• **Supplied entries**:
╔══

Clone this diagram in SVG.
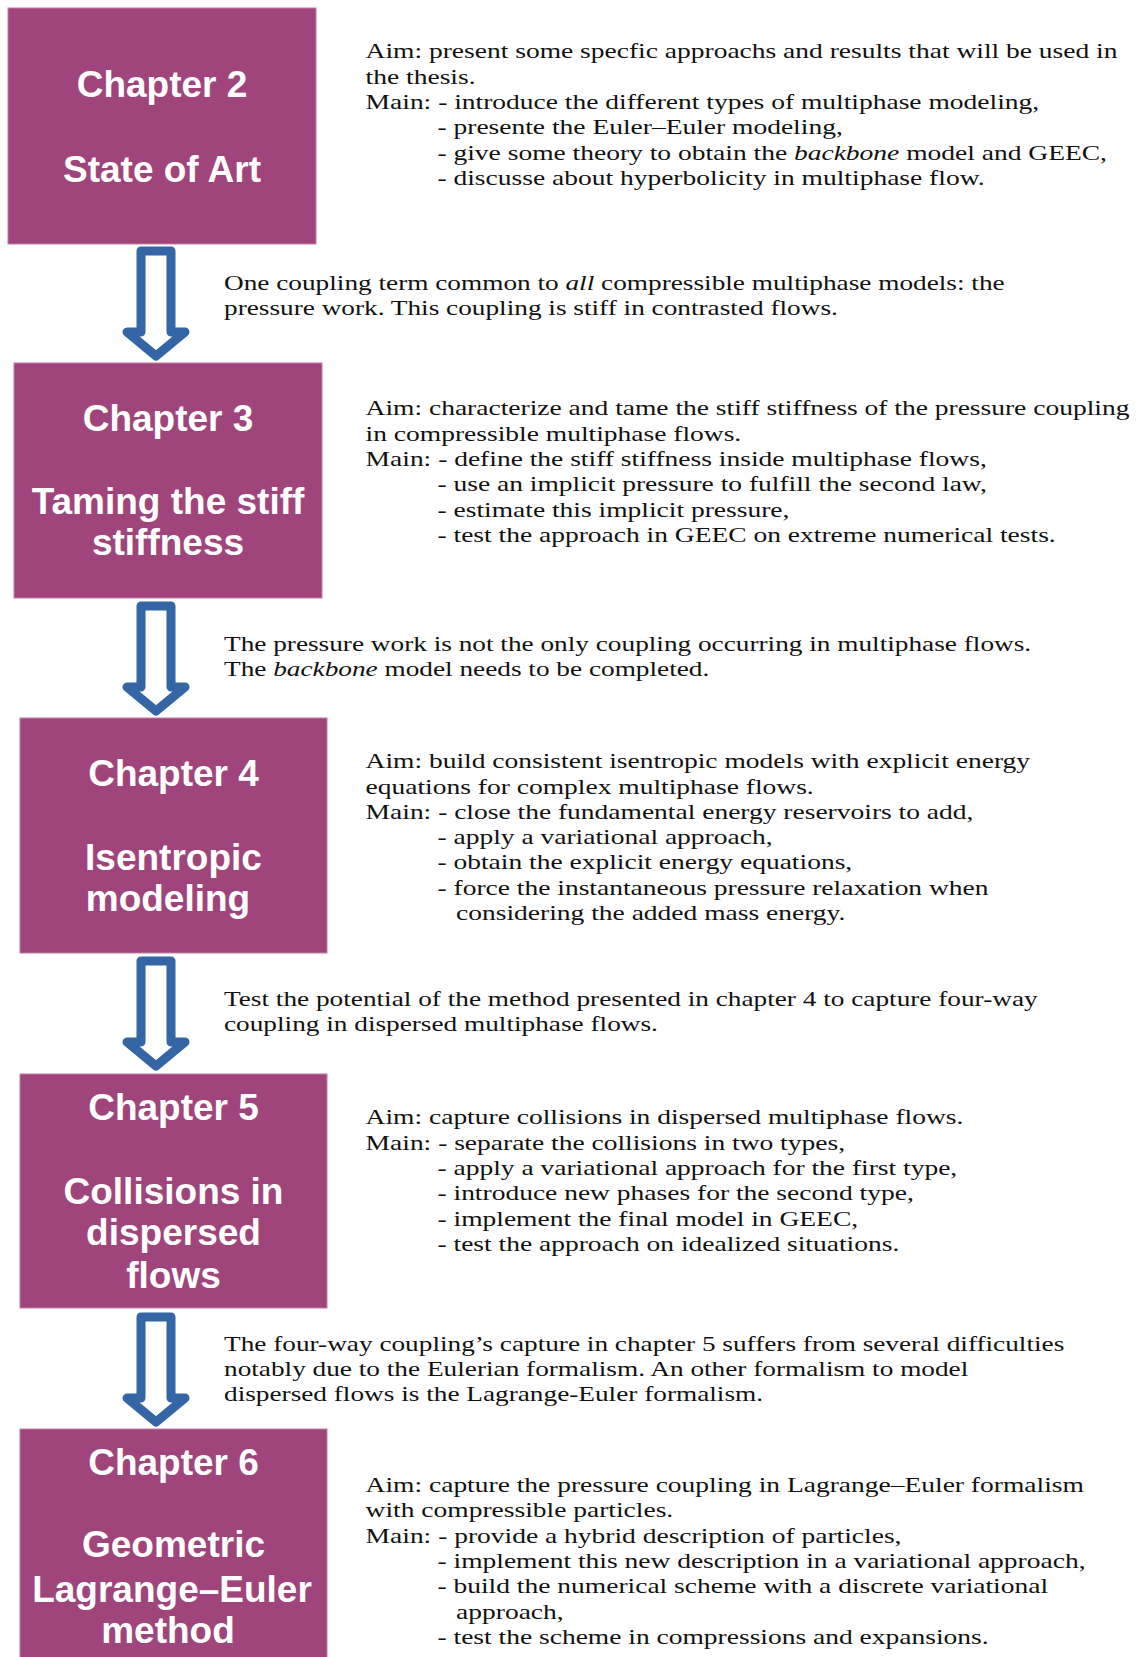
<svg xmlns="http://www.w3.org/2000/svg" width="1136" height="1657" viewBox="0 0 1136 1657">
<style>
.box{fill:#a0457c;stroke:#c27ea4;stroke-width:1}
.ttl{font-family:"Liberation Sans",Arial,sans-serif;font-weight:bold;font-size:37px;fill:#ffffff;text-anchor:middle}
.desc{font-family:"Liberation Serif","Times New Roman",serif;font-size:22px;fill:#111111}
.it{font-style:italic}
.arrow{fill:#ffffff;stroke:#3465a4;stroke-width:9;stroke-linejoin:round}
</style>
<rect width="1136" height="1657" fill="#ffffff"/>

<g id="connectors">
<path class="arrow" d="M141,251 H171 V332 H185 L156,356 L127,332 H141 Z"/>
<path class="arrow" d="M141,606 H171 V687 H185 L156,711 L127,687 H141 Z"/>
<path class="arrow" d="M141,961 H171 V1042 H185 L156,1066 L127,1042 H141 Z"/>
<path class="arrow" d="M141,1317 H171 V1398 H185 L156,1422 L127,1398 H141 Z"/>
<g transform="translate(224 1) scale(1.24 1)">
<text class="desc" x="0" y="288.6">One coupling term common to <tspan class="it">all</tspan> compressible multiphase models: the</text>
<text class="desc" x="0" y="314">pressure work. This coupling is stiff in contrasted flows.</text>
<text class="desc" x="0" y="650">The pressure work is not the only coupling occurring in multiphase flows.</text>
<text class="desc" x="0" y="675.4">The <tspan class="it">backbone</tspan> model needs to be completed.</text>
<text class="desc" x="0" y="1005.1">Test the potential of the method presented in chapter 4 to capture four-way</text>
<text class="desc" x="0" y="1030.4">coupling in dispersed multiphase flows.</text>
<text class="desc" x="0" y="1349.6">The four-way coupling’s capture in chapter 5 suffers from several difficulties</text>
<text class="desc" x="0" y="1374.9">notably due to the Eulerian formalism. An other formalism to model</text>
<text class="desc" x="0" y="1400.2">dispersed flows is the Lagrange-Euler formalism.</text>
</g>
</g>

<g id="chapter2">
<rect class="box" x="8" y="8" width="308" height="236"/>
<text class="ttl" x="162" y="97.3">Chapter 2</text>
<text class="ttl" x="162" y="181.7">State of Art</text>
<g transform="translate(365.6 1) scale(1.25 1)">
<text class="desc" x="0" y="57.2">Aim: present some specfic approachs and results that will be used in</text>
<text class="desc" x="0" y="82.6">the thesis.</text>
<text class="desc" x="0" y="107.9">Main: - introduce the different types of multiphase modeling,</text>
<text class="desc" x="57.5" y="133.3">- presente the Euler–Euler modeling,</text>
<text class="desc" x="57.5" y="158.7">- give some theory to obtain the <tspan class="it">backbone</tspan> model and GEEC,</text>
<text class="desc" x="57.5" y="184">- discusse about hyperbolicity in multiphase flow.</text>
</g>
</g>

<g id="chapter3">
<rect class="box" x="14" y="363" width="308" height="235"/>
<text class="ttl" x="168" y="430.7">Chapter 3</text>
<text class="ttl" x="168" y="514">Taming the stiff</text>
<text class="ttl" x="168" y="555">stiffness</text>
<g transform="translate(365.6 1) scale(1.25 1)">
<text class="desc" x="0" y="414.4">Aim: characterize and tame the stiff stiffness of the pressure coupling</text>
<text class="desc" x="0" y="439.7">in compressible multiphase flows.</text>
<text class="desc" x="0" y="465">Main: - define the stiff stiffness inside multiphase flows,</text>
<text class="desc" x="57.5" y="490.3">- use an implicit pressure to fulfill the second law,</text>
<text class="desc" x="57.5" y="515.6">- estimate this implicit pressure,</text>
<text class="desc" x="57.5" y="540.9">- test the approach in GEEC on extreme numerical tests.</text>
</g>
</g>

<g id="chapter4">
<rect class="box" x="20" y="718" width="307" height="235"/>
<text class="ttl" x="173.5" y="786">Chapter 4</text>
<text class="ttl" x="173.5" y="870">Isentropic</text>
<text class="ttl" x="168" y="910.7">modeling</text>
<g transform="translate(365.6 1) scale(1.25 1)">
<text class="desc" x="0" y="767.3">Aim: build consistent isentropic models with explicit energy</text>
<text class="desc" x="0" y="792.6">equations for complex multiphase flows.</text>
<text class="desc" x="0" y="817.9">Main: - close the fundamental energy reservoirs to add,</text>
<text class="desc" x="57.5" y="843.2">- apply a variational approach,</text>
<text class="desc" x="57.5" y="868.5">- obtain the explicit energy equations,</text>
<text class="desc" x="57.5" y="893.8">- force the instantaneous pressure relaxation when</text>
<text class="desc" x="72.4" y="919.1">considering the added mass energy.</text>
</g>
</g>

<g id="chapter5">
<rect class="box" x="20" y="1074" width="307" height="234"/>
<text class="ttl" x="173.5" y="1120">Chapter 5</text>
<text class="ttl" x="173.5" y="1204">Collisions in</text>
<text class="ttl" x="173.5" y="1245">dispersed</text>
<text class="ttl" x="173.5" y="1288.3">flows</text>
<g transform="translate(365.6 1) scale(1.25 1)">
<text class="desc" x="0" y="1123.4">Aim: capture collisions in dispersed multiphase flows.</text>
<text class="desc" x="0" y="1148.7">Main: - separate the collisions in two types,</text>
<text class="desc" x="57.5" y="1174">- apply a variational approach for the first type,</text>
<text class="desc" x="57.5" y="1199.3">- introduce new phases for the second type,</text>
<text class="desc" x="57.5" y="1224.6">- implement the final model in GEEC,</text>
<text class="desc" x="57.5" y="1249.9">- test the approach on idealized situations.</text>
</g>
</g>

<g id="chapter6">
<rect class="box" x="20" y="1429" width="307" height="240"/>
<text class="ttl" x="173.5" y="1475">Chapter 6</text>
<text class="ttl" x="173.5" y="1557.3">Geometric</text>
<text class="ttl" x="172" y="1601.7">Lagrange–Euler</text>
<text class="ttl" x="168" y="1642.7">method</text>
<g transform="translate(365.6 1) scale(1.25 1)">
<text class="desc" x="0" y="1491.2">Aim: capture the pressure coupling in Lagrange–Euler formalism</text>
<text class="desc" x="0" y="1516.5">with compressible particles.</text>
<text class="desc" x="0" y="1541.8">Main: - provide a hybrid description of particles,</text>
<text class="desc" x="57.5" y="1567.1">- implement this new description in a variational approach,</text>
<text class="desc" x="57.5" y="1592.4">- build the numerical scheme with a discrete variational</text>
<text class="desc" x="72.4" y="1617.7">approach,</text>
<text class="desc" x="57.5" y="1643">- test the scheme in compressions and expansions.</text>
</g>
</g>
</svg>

╚══
╔══

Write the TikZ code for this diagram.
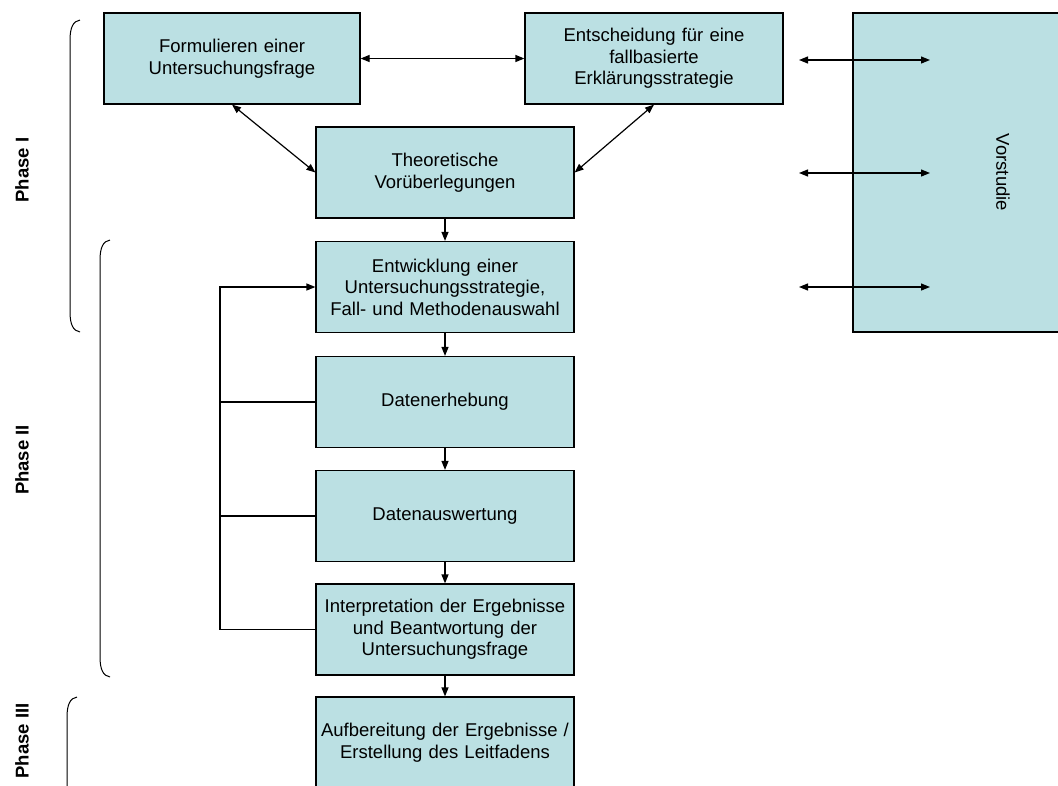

╚══

• **Required work**: Check every line of the data, and copy the ones that contain "diagram".

• **Exercise result**:
Clone this diagram in SVG.
Write the TikZ code for this diagram.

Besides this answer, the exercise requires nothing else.